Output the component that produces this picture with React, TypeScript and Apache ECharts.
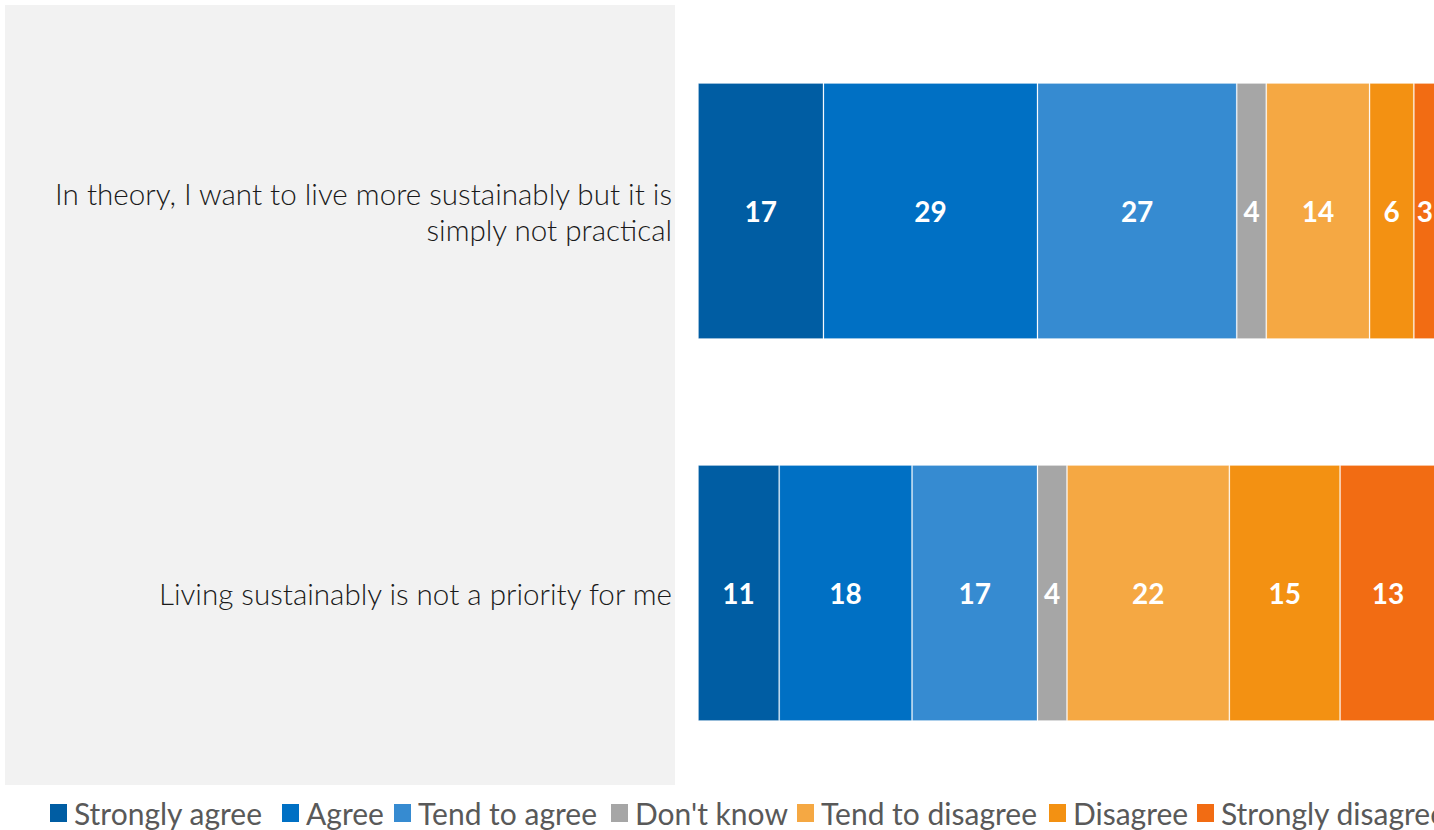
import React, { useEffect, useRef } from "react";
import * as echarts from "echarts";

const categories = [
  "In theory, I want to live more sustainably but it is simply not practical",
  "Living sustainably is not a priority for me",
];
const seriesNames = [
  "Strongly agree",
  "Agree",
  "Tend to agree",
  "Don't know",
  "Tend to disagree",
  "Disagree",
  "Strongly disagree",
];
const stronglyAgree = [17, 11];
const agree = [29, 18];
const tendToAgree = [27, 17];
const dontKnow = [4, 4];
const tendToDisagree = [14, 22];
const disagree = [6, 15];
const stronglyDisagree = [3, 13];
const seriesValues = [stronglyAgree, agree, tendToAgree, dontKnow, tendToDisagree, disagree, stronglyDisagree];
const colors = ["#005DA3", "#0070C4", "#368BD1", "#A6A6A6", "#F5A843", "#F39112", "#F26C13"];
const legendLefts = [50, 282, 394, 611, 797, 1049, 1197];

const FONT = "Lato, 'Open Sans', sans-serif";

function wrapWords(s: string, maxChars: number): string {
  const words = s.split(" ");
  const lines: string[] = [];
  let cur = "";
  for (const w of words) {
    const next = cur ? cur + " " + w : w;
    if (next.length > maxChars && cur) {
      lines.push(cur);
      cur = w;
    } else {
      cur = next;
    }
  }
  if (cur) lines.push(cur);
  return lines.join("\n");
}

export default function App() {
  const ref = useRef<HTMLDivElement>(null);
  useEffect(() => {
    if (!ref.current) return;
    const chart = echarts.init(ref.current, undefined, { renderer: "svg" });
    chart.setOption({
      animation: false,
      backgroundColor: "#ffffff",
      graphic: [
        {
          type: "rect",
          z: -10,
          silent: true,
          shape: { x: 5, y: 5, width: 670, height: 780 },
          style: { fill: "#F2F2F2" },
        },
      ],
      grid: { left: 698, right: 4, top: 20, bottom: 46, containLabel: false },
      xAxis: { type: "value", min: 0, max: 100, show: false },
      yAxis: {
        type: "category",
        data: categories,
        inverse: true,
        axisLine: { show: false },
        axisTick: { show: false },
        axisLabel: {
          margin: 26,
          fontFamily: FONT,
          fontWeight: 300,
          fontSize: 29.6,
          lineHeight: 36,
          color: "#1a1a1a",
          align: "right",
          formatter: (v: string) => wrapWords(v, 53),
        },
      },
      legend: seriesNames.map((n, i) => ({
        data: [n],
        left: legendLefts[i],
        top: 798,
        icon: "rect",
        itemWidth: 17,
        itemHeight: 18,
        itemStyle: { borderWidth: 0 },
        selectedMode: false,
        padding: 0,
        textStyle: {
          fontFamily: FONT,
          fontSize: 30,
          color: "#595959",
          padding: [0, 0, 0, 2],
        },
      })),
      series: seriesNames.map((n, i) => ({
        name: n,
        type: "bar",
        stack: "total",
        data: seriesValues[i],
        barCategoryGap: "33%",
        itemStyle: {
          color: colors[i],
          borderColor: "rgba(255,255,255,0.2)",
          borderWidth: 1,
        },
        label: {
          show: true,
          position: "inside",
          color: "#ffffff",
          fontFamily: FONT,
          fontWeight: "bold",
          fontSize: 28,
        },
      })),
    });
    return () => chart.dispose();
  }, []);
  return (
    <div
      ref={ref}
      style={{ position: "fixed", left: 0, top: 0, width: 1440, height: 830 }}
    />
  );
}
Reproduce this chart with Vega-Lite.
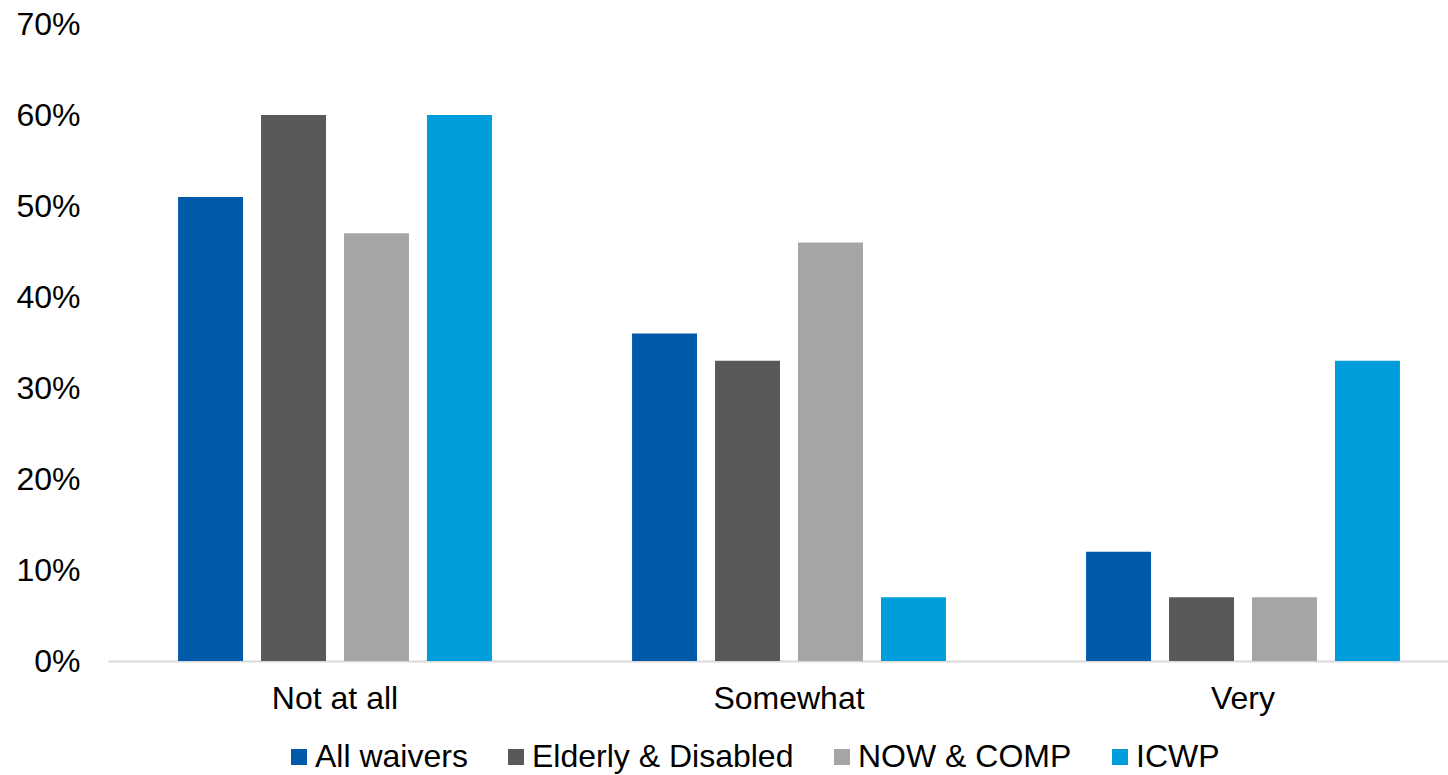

## EXERCISE OBJECTIVE
The records above must be printed exactly; the pictures stay out.

## WRITTEN RESPONSE
Output the component that produces this picture with React, TypeScript and Apache ECharts.
import React, { useEffect, useRef } from "react";
import * as echarts from "echarts";

const categories = [
  "In theory, I want to live more sustainably but it is simply not practical",
  "Living sustainably is not a priority for me",
];
const seriesNames = [
  "Strongly agree",
  "Agree",
  "Tend to agree",
  "Don't know",
  "Tend to disagree",
  "Disagree",
  "Strongly disagree",
];
const stronglyAgree = [17, 11];
const agree = [29, 18];
const tendToAgree = [27, 17];
const dontKnow = [4, 4];
const tendToDisagree = [14, 22];
const disagree = [6, 15];
const stronglyDisagree = [3, 13];
const seriesValues = [stronglyAgree, agree, tendToAgree, dontKnow, tendToDisagree, disagree, stronglyDisagree];
const colors = ["#005DA3", "#0070C4", "#368BD1", "#A6A6A6", "#F5A843", "#F39112", "#F26C13"];
const legendLefts = [50, 282, 394, 611, 797, 1049, 1197];

const FONT = "Lato, 'Open Sans', sans-serif";

function wrapWords(s: string, maxChars: number): string {
  const words = s.split(" ");
  const lines: string[] = [];
  let cur = "";
  for (const w of words) {
    const next = cur ? cur + " " + w : w;
    if (next.length > maxChars && cur) {
      lines.push(cur);
      cur = w;
    } else {
      cur = next;
    }
  }
  if (cur) lines.push(cur);
  return lines.join("\n");
}

export default function App() {
  const ref = useRef<HTMLDivElement>(null);
  useEffect(() => {
    if (!ref.current) return;
    const chart = echarts.init(ref.current, undefined, { renderer: "svg" });
    chart.setOption({
      animation: false,
      backgroundColor: "#ffffff",
      graphic: [
        {
          type: "rect",
          z: -10,
          silent: true,
          shape: { x: 5, y: 5, width: 670, height: 780 },
          style: { fill: "#F2F2F2" },
        },
      ],
      grid: { left: 698, right: 4, top: 20, bottom: 46, containLabel: false },
      xAxis: { type: "value", min: 0, max: 100, show: false },
      yAxis: {
        type: "category",
        data: categories,
        inverse: true,
        axisLine: { show: false },
        axisTick: { show: false },
        axisLabel: {
          margin: 26,
          fontFamily: FONT,
          fontWeight: 300,
          fontSize: 29.6,
          lineHeight: 36,
          color: "#1a1a1a",
          align: "right",
          formatter: (v: string) => wrapWords(v, 53),
        },
      },
      legend: seriesNames.map((n, i) => ({
        data: [n],
        left: legendLefts[i],
        top: 798,
        icon: "rect",
        itemWidth: 17,
        itemHeight: 18,
        itemStyle: { borderWidth: 0 },
        selectedMode: false,
        padding: 0,
        textStyle: {
          fontFamily: FONT,
          fontSize: 30,
          color: "#595959",
          padding: [0, 0, 0, 2],
        },
      })),
      series: seriesNames.map((n, i) => ({
        name: n,
        type: "bar",
        stack: "total",
        data: seriesValues[i],
        barCategoryGap: "33%",
        itemStyle: {
          color: colors[i],
          borderColor: "rgba(255,255,255,0.2)",
          borderWidth: 1,
        },
        label: {
          show: true,
          position: "inside",
          color: "#ffffff",
          fontFamily: FONT,
          fontWeight: "bold",
          fontSize: 28,
        },
      })),
    });
    return () => chart.dispose();
  }, []);
  return (
    <div
      ref={ref}
      style={{ position: "fixed", left: 0, top: 0, width: 1440, height: 830 }}
    />
  );
}
Reproduce this chart with Vega-Lite.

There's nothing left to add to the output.